Dataset extract:
╔══

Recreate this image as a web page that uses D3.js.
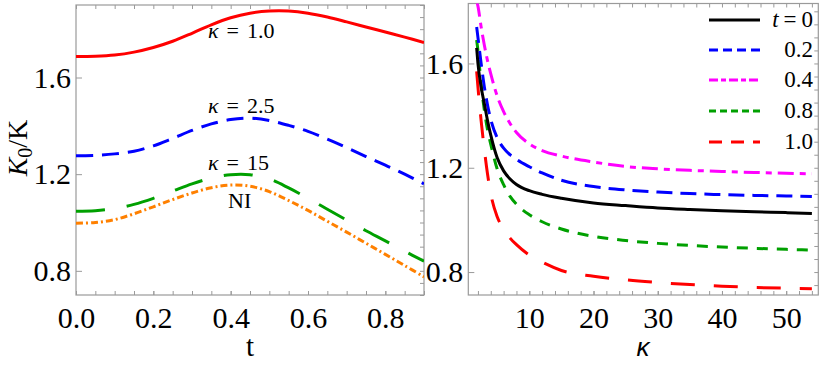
<!DOCTYPE html>
<html><head><meta charset="utf-8">
<script src="https://cdn.jsdelivr.net/npm/d3@7"></script>
<style>
body{margin:0;background:#fff}
svg{display:block}
</style>
</head><body>
<svg id="c" width="822" height="366"></svg>
<script>
// ---------- data: left panel (K0/K vs t) ----------
const tValues   = [0,0.05,0.1,0.15,0.2,0.25,0.3,0.35,0.4,0.45,0.5,0.55,0.6,0.65,0.7,0.75,0.8,0.85,0.9];
const kappa1    = [1.687,1.688,1.693,1.705,1.724,1.750,1.783,1.818,1.847,1.866,1.875,1.875,1.866,1.850,1.830,1.809,1.788,1.767,1.745];
const kappa2_5  = [1.276,1.278,1.284,1.295,1.317,1.348,1.381,1.408,1.426,1.432,1.422,1.402,1.377,1.345,1.310,1.273,1.237,1.200,1.160];
const kappa15   = [1.047,1.049,1.058,1.075,1.100,1.130,1.160,1.184,1.198,1.198,1.180,1.143,1.100,1.055,1.010,0.966,0.924,0.881,0.840];
const kappaNI   = [0.997,1.000,1.012,1.036,1.065,1.095,1.122,1.144,1.155,1.150,1.128,1.091,1.050,1.005,0.960,0.914,0.868,0.822,0.775];
const leftLabels = ["κ = 1.0","κ = 2.5","κ = 15","NI"];
const leftXTicks = [0.0,0.2,0.4,0.6,0.8];
const leftYTicks = [0.8,1.2,1.6];

// ---------- data: right panel (K0/K vs kappa) ----------
const kValues = [1.8,2,2.5,3,3.5,4,5,6,7,8,10,12,15,20,25,30,35,40,45,50,54];
const t0   = [1.66,1.60,1.51,1.445,1.38,1.325,1.238,1.188,1.157,1.136,1.112,1.098,1.083,1.065,1.055,1.046,1.040,1.035,1.031,1.028,1.025];
const t02  = [1.74,1.70,1.60,1.51,1.44,1.385,1.315,1.275,1.250,1.232,1.204,1.180,1.152,1.128,1.115,1.107,1.101,1.097,1.094,1.092,1.090];
const t04  = [1.84,1.82,1.74,1.67,1.61,1.56,1.475,1.415,1.370,1.335,1.292,1.266,1.245,1.222,1.205,1.196,1.190,1.186,1.182,1.179,1.177];
const t08  = [1.69,1.65,1.52,1.42,1.345,1.29,1.195,1.135,1.090,1.060,1.020,0.993,0.965,0.937,0.921,0.910,0.902,0.896,0.891,0.887,0.884];
const t10  = [1.57,1.51,1.38,1.27,1.175,1.100,1.012,0.965,0.930,0.905,0.865,0.838,0.806,0.784,0.770,0.760,0.752,0.746,0.741,0.738,0.736];
const legendLabels = ["0","0.2","0.4","0.8","1.0"];
const rightXTicks = [10,20,30,40,50];
const rightYTicks = [0.8,1.2,1.6];

const SERIF = "'Liberation Serif', Tinos, 'Times New Roman', 'Nimbus Roman', 'DejaVu Serif', serif";
const svg = d3.select("#c");
const gray = "#9a9a9a";
const tickFont = 30;

function frame(g, x0, x1, y0, y1) {
  g.append("rect").attr("x", x0).attr("y", y0).attr("width", x1 - x0).attr("height", y1 - y0)
    .attr("fill", "none").attr("stroke", gray).attr("stroke-width", 1.2);
}
function styleAxis(sel) {
  sel.select(".domain").remove();
  sel.selectAll(".tick line").attr("stroke", gray).attr("stroke-width", 1);
  sel.selectAll(".tick text").attr("fill", "#000").style("font-size", tickFont + "px");
}
function panel(id, xr, yr, xdom, ydom, xTicks, yTicks, xMinor, yMinor, xFmt) {
  const x = d3.scaleLinear().domain(xdom).range(xr);
  const y = d3.scaleLinear().domain(ydom).range(yr);
  const g = svg.append("g");
  svg.append("clipPath").attr("id", id).append("rect")
    .attr("x", xr[0]).attr("y", yr[1]).attr("width", xr[1] - xr[0]).attr("height", yr[0] - yr[1]);
  g.append("g").attr("transform", `translate(0,${yr[0]})`)
    .call(d3.axisBottom(x).tickValues(xMinor).tickSize(-4).tickFormat(""))
    .call(styleAxis);
  g.append("g").attr("transform", `translate(0,${yr[0]})`)
    .call(d3.axisBottom(x).tickValues(xTicks).tickSize(-4).tickPadding(12).tickFormat(xFmt))
    .call(styleAxis);
  g.append("g").attr("transform", `translate(0,${yr[1]})`)
    .call(d3.axisTop(x).tickValues(xMinor).tickSize(-4).tickFormat(""))
    .call(styleAxis);
  g.append("g").attr("transform", `translate(${xr[0]},0)`)
    .call(d3.axisLeft(y).tickValues(yTicks).tickSize(-6).tickPadding(5).tickFormat(d3.format(".1f")))
    .call(styleAxis);
  g.append("g").attr("transform", `translate(${xr[1]},0)`)
    .call(d3.axisRight(y).tickValues(yMinor).tickSize(-4).tickFormat(""))
    .call(styleAxis);
  frame(g, xr[0], xr[1], yr[1], yr[0]);
  return {x, y, g};
}

// ---------- left panel ----------
const tMinor = d3.range(0, 0.9001, 0.05);
const yMinorL = d3.range(0.7, 1.9001, 0.05);
const L = panel("clipL", [76, 424], [295, 5], [0, 0.9], [0.7, 1.9], leftXTicks, leftYTicks, tMinor, yMinorL, d3.format(".1f"));

const lineL = d3.line().x((d, i) => L.x(tValues[i])).y(d => L.y(d)).curve(d3.curveCatmullRom.alpha(0.5));
const leftSeries = [
  {v: kappa1,   color: "#ff0000", dash: null},
  {v: kappa2_5, color: "#0000ff", dash: "17,9"},
  {v: kappa15,  color: "#00a000", dash: "29,22"},
  {v: kappaNI,  color: "#ff8000", dash: "7,3,2,3"}
];
const gL = svg.append("g").attr("clip-path", "url(#clipL)");
leftSeries.forEach(s => {
  gL.append("path").attr("d", lineL(s.v)).attr("fill", "none")
    .attr("stroke", s.color).attr("stroke-width", 3)
    .attr("stroke-dasharray", s.dash);
});

// annotations
const annPos = [[208, 38], [208, 113], [208, 170], [228, 208]];
leftLabels.forEach((lab, i) => {
  const t = svg.append("text").attr("x", annPos[i][0]).attr("y", annPos[i][1]).style("font-size", "22px");
  if (lab.startsWith("κ")) {
    const parts = lab.split(" ");
    t.append("tspan").style("font-style", "italic").text(parts[0]);
    t.append("tspan").attr("dx", 8).text(parts[1]);
    t.append("tspan").attr("dx", 8).text(parts[2]);
  } else {
    t.text(lab);
  }
});

// ---------- right panel ----------
const kMinor = d3.range(2, 55, 2);
const yMinorR = d3.range(0.75, 1.8301, 0.05);
const R = panel("clipR", [468.3, 818.3], [295, 3.5], [0.5, 55], [0.712, 1.83], rightXTicks, rightYTicks, kMinor, yMinorR, d3.format("d"));

const lineR = d3.line().x((d, i) => R.x(kValues[i])).y(d => R.y(d)).curve(d3.curveMonotoneX);
const rightSeries = [
  {v: t10, color: "#ff0000", dash: "24,19", ldash: "13,9"},
  {v: t08, color: "#00a000", dash: "11,9",  ldash: "7,4"},
  {v: t04, color: "#ff00ff", dash: "16,6,6,6", ldash: "9,3,5,3"},
  {v: t02, color: "#0000ff", dash: "16,8",  ldash: "9,5"},
  {v: t0,  color: "#000000", dash: null,    ldash: null}
];
const gR = svg.append("g").attr("clip-path", "url(#clipR)");
rightSeries.forEach(s => {
  gR.append("path").attr("d", lineR(s.v)).attr("fill", "none")
    .attr("stroke", s.color).attr("stroke-width", 3)
    .attr("stroke-dasharray", s.dash);
});

// legend
const legendOrder = [4, 3, 2, 1, 0];
const legY = [20, 50, 80, 111, 142];
legendOrder.forEach((si, i) => {
  const s = rightSeries[si];
  svg.append("line").attr("x1", 709).attr("x2", 760).attr("y1", legY[i]).attr("y2", legY[i])
    .attr("stroke", s.color).attr("stroke-width", 3).attr("stroke-dasharray", s.ldash);
  const t = svg.append("text").attr("x", 813).attr("y", legY[i] + 7).attr("text-anchor", "end").style("font-size", "23px");
  if (i === 0) {
    t.append("tspan").style("font-style", "italic").text("t");
    t.append("tspan").attr("dx", 5).text("=");
    t.append("tspan").attr("dx", 5).text(legendLabels[i]);
  } else {
    t.text(legendLabels[i]);
  }
});

// axis titles
svg.append("text").attr("x", 250).attr("y", 356).attr("text-anchor", "middle").style("font-size", "29px").text("t");
const yl = svg.append("text").attr("transform", "translate(27,148) rotate(-90)").attr("text-anchor", "middle").style("font-size", "28px");
yl.append("tspan").style("font-style", "italic").text("K");
yl.append("tspan").style("font-size", "20px").attr("dy", 5).text("0");
yl.append("tspan").attr("dy", -5).text("/K");

// apply serif font to all texts (inline style wins over axis attributes)
svg.selectAll("text").style("font-family", SERIF).attr("fill", "#000");

// kappa axis title (sans italic as in the reference)
svg.append("text").attr("x", 643).attr("y", 356).attr("text-anchor", "middle")
  .style("font-family", "'Liberation Sans', Arial, sans-serif").style("font-size", "26px")
  .style("font-style", "italic").attr("fill", "#000").text("κ");
</script>
</body></html>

╚══

Short problem: Return the material line for line, from its beginning to the line that contains "const leftYTicks = [0.8,1.2,1.6];", with the pictures left out.

Task answer:
Recreate this image as a web page that uses D3.js.
<!DOCTYPE html>
<html><head><meta charset="utf-8">
<script src="https://cdn.jsdelivr.net/npm/d3@7"></script>
<style>
body{margin:0;background:#fff}
svg{display:block}
</style>
</head><body>
<svg id="c" width="822" height="366"></svg>
<script>
// ---------- data: left panel (K0/K vs t) ----------
const tValues   = [0,0.05,0.1,0.15,0.2,0.25,0.3,0.35,0.4,0.45,0.5,0.55,0.6,0.65,0.7,0.75,0.8,0.85,0.9];
const kappa1    = [1.687,1.688,1.693,1.705,1.724,1.750,1.783,1.818,1.847,1.866,1.875,1.875,1.866,1.850,1.830,1.809,1.788,1.767,1.745];
const kappa2_5  = [1.276,1.278,1.284,1.295,1.317,1.348,1.381,1.408,1.426,1.432,1.422,1.402,1.377,1.345,1.310,1.273,1.237,1.200,1.160];
const kappa15   = [1.047,1.049,1.058,1.075,1.100,1.130,1.160,1.184,1.198,1.198,1.180,1.143,1.100,1.055,1.010,0.966,0.924,0.881,0.840];
const kappaNI   = [0.997,1.000,1.012,1.036,1.065,1.095,1.122,1.144,1.155,1.150,1.128,1.091,1.050,1.005,0.960,0.914,0.868,0.822,0.775];
const leftLabels = ["κ = 1.0","κ = 2.5","κ = 15","NI"];
const leftXTicks = [0.0,0.2,0.4,0.6,0.8];
const leftYTicks = [0.8,1.2,1.6];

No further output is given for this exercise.